During this period, Americans were avidly discovering, studying, and collecting the arts of Japan. Artists were particularly fascinated by these exotic objects and found in them inspiration for revitalizing Western pictorial traditions. James McNeill Whistler, Mary Cassatt, Robert Blum, Winslow Homer, Arthur Wesley Dow, and others began incorporating Japanese motifs, aesthetic principles, and techniques into their own art – a phenomenon known by the French term “Japonisme.”

“Japonisme in American Graphic Art, 1880-1920” examines myriad manifestations of Japonisme in a selection of fine etchings, lithographs, watercolors, pastels, and other graphic media created by American artists. James McNeill Whistler, for example, created compositions with dramatic contrasts of blank and filled areas and subtle atmospheric effects. His brand of aesthetics influenced many younger Americans, including Joseph Pennell and Robert Blum.

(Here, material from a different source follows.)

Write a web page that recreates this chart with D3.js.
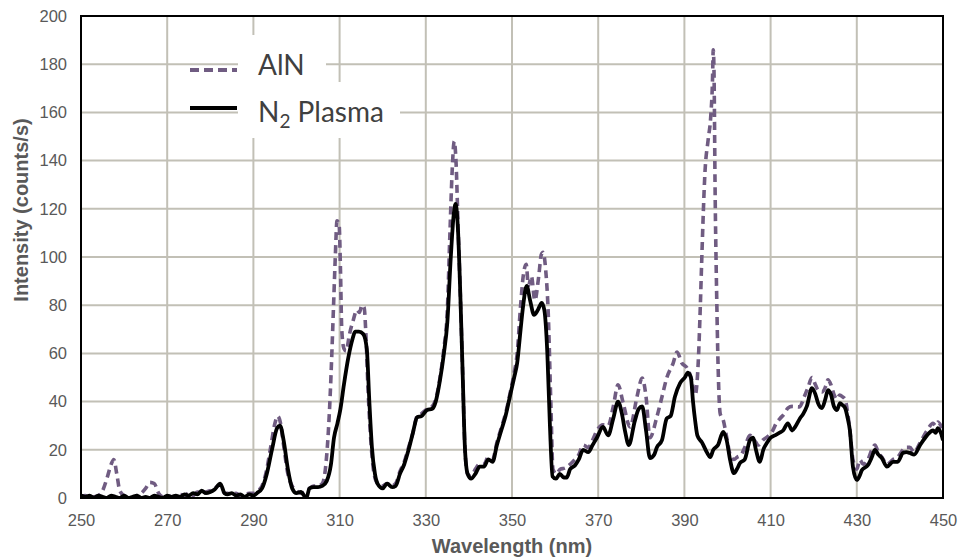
<!DOCTYPE html>
<html><head><meta charset="utf-8">
<script src="https://cdn.jsdelivr.net/npm/d3@7"></script>
<style>body{margin:0;background:#fff}svg{display:block}</style>
</head><body><svg id="c" width="963" height="558"></svg>
<script>
// ---- data ----
const xTicks = [250,270,290,310,330,350,370,390,410,430,450];
const yTicks = [0,20,40,60,80,100,120,140,160,180,200];
const seriesNames = ["AlN","N2 Plasma"];

const n2Wavelength = [250,251,252,253,254,255,256,257,258,259,260,261,262,263,264,265,266,267,268,269,270,271,272,273,274,275,276,277,278,279,280,281,282.3,283.3,284,285,286,287,288,289,290,290.8,292,293.1,294.3,295.5,296.2,297,298,299,300,301,302.3,303,304,305,306,307,308,308.7,309.5,310.2,311,312,313,313.6,314.5,315.5,316.3,316.9,317.5,318.2,318.8,320,321,322.2,323,324,325,326,327,328,329,330.3,331.5,332.3,333.3,334.2,335,335.8,336.5,336.9,337.5,338,338.5,339.1,339.7,340.5,341.5,342.5,343.5,344.5,345.5,346.5,347.5,348.5,349.5,350.5,351.2,352,352.6,353.4,354.2,355.1,356,356.9,357.5,358.2,358.8,359.4,360.2,361.1,362,362.7,363.5,364.6,365.5,366.5,367.7,368.7,369.7,371.1,372.3,373.5,374.6,375.5,376.2,377.1,378.5,379.4,380.2,381.1,382,383,383.6,384.8,385.9,386.8,387.8,389,390.1,390.8,391.5,392,392.5,393,394.1,395.2,396,396.7,397.8,399,399.8,400.6,401.5,402.2,402.9,404,405.2,405.9,406.6,407.5,408.3,409.2,410,411,412,412.9,414,415,415.7,416.8,417.6,418.4,419.6,420.4,421,421.9,422.7,423.3,424,424.7,425.4,426.1,426.7,427.3,427.9,428.4,429.1,430,430.6,431.2,432.6,433.5,434.2,435,435.8,437,438.4,439.5,440.7,441.5,442.3,443.3,444.7,446.3,447.7,448.3,448.8,449.5,450];
const n2Intensity = [1,0.5,1,0,1,0.5,0,1,0.5,0,1,0,0.5,1,0,0.5,0,1,0.5,0,1,0.5,1,0.5,1.5,1,2,1.5,3,2,2.5,3.5,6,2,1.5,2,1,1.5,0.5,1.5,1,2,4,10,20,29,30,24,12,4,2,2.5,0,4,4.5,4.5,5,7,14,25,31,37,47,58,66,69,69,68,62,40,21,10,6,4,6,4.5,5,10,14,20,27,33.5,34,36.5,37,40,49,60,73,100,118,122,110,85,55,20,10,8,10,13,13,16,15,22,28,34,42,50,56,70,80,88,82,76,78,81,78,60,30,9,8,10,8.5,8.5,12,13.5,16,20,19,22,25,29.5,26,33,40,35,28,22,32,37,38,28,16.6,18,21,24,33,34,42,47.7,50,52,50,40,32,26,23,19,17,20,22,27.4,24,15.8,10.3,12,14.5,16,24,25,20,15,20,23,25,26,27,28,31,28,29.5,33,35,38,45.6,43,39.4,37.3,41,44.8,43,38,36.5,39.4,38.5,37.3,33,28,13,7.5,9,11.6,13.7,17,20,18,16.6,13,15,15,18.7,19,18.7,18,22,26,28,27,29,27,24];

const alnWavelength = [250,251,252,253,254,255,256,257,257.6,258.3,259,260,261,262,263,264,265,266,267,268,269,270,271,272,273,274,275,276,277,278,279,280,281,282.3,283.3,284,285,286,287,288,289,290,291,292,293,294,295,295.6,296.3,297,298,299,300,301,302,303,304,305,306,306.7,307.3,307.8,308.2,308.6,309,309.4,309.9,310.2,310.5,311,311.5,312.3,313.2,314,314.6,315.2,315.7,316.1,316.6,317.2,318,318.8,320,321,322,323,324,325,326,327,328,329,330.3,331.5,332.3,333.3,334.2,335,335.6,336.1,336.6,337,337.5,338,338.5,339.1,339.7,340.5,341.5,342.5,343.5,344.5,345.5,346.5,347.5,348.5,349.5,350.5,351.2,352,352.6,353.3,353.8,354.5,355.3,356.2,356.8,357.2,357.8,358.4,359,359.5,360.3,361.2,362.3,363.5,364.6,365.5,366.5,367.7,368.7,369.7,371.1,372.3,373.5,374.6,375.8,377.4,379,380.2,381.1,382,383.6,384.8,385.9,387.4,388.3,389.4,390.6,391.7,392.5,393.2,393.7,394,394.8,395.5,396.1,396.5,396.7,396.9,397.1,397.5,397.8,398.3,399,399.8,400.6,401.5,402.3,403.2,404,405.2,406.2,407.2,408.2,409.2,410.5,411.3,412.2,413.2,414,415,416.7,417.8,418.7,419.6,420.4,421,422,422.7,423.3,424,424.7,425.4,426,426.7,427.3,427.9,428.4,429.1,430,430.7,431.5,432.6,433.5,434.2,435,435.8,437,438.4,439.5,440.7,441.2,442.3,443.3,444.7,446.3,447.7,448.3,448.8,449.5,450];
const alnIntensity = [0.5,1,0,0.5,1,3,8,14,16,10,3,1,0.5,0,1,2,4,6.5,6,2,0.5,1,0.5,1,1.5,1,2,1,2.5,2,2.5,3,4,5.5,2,2,1.5,2,1,1.5,2,2,3,5,11,21,31,34,31,22,10,5,3,2,2.5,4,5,5,6,12,25,42,60,80,100,115,113,95,70,62,61,68,74,78,77,80,79,68,45,25,10,6,5,6,5,6,11,15,21,27,34,35,37,38,41,50,62,78,110,135,148,140,112,85,55,20,10,9,12,14,14,17,16,23,29,35,43,52,60,80,92,97,88,92,82,92,101,102,95,77,40,12,10,12,12.4,14,16,18,22,21,24,28,30.4,30,38,47,39.4,29.5,42,49.8,42,25,33.6,42,49.8,56,60.6,56,54,49,42.7,56,80,97.5,136,148.5,158,172,186,173,132,83,56,35,32.4,25.3,18,16,17,18,21,26,24,22,24,25.3,28,31,33,35,37.3,38,37.8,42,46,50,47,44.8,44,46,49,47,43,41,42.7,42,40.9,35,28,16,12,15.8,14,16,20,22,19,17,14,16,17,20,21,21,19,23,28,31,30,31.5,30,28];

// ---- layout ----
const L = 81, R = 943, T = 16, B = 498;
const svg = d3.select("#c");
const x = d3.scaleLinear().domain([250,450]).range([L,R]);
const y = d3.scaleLinear().domain([0,200]).range([B,T]);
const gridCol = "#c2c0b6", tickCol = "#595959";
const af = "'Liberation Sans',Arial,sans-serif";

// grid
const g = svg.append("g");
g.selectAll(".vg").data(xTicks).join("line")
  .attr("x1",d=>x(d)).attr("x2",d=>x(d)).attr("y1",T).attr("y2",B)
  .attr("stroke",gridCol).attr("stroke-width",2);
g.selectAll(".hg").data(yTicks).join("line")
  .attr("y1",d=>y(d)).attr("y2",d=>y(d)).attr("x1",L).attr("x2",R)
  .attr("stroke",gridCol).attr("stroke-width",2);

// axes labels via d3 axes
const xAxis = svg.append("g").attr("transform",`translate(0,${B})`)
  .call(d3.axisBottom(x).tickValues(xTicks).tickSize(0).tickPadding(16).tickFormat(d3.format("d")));
const yAxis = svg.append("g").attr("transform",`translate(${L},0)`)
  .call(d3.axisLeft(y).tickValues(yTicks).tickSize(0).tickPadding(14).tickFormat(d3.format("d")));
[xAxis,yAxis].forEach(a=>{
  a.select(".domain").remove();
  a.selectAll("text").attr("fill",tickCol).style("font-family",af).style("font-size","16.5px");
});

// legend text backgrounds (white boxes hide grid)
svg.append("rect").attr("x",238).attr("y",35).attr("width",88).attr("height",47).attr("fill","#fff");
svg.append("rect").attr("x",238).attr("y",82).attr("width",162).attr("height",56).attr("fill","#fff");

// lines
svg.append("clipPath").attr("id","clip").append("rect").attr("x",L).attr("y",T).attr("width",R-L).attr("height",B-T);
const line = d3.line().x(d=>x(d[0])).y(d=>y(d[1])).curve(d3.curveMonotoneX);
const alnData = alnWavelength.map((w,i)=>[w,alnIntensity[i]]);
const n2Data = n2Wavelength.map((w,i)=>[w,n2Intensity[i]]);
const purple = "#705c82";
svg.append("path").attr("clip-path","url(#clip)").attr("d",line(alnData)).attr("fill","none")
  .attr("stroke",purple).attr("stroke-width",3.6).attr("stroke-dasharray","8,5");
svg.append("path").attr("clip-path","url(#clip)").attr("d",line(n2Data)).attr("fill","none")
  .attr("stroke","#000").attr("stroke-width",3.8).attr("stroke-linejoin","round");

// frame
svg.append("rect").attr("x",L).attr("y",T).attr("width",R-L).attr("height",B-T)
  .attr("fill","none").attr("stroke","#000").attr("stroke-width",2);

// legend
const lg = svg.append("g");
lg.append("line").attr("x1",190).attr("x2",237).attr("y1",70).attr("y2",70)
  .attr("stroke",purple).attr("stroke-width",4).attr("stroke-dasharray","9,5");
lg.append("line").attr("x1",190).attr("x2",237).attr("y1",108).attr("y2",108)
  .attr("stroke","#000").attr("stroke-width",4);
const lf = "Lato,'Open Sans',sans-serif";
lg.append("text").attr("x",258).attr("y",75).attr("fill","#404040")
  .style("font-family",lf).style("font-size","28px").text(seriesNames[0]);
const t2 = lg.append("text").attr("x",258).attr("y",122).attr("fill","#404040")
  .style("font-family",lf).style("font-size","28px");
t2.append("tspan").text("N");
t2.append("tspan").attr("dy",6).style("font-size","19px").text("2");
t2.append("tspan").attr("dy",-6).text(" Plasma");

// axis titles
svg.append("text").attr("x",(L+R)/2).attr("y",553).attr("text-anchor","middle")
  .attr("fill",tickCol).style("font-family",af).style("font-weight","bold").style("font-size","20px")
  .text("Wavelength (nm)");
svg.append("text").attr("transform",`translate(27.5,210) rotate(-90)`).attr("text-anchor","middle")
  .attr("fill",tickCol).style("font-family",af).style("font-weight","bold").style("font-size","20px")
  .text("Intensity (counts/s)");
</script></body></html>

Mary Cassatt was inspired by Japanese prints to create some of her most formally and technically daring color etchings characterized by flattened figures, unmodulated planes of color, and strong linear design. Some artists had an even more direct engagement with the art of Japan. Both Bertha Lum and Helen Hyde spent years living in Japan and studying traditional printing techniques. Their woodcuts were immensely popular during their lifetimes and helped to familiarize American audiences with Japanese styles and subjects.

The exhibition also includes several examples of Japanese art in order to illustrate the characteristics that American artists found so appealing in this art. “Japonisme in American Graphic Art, 1880-1920” complements the special exhibition “Utagawa: Masters of the Japanese Print, 1770-1900 on view at the museum through June 15.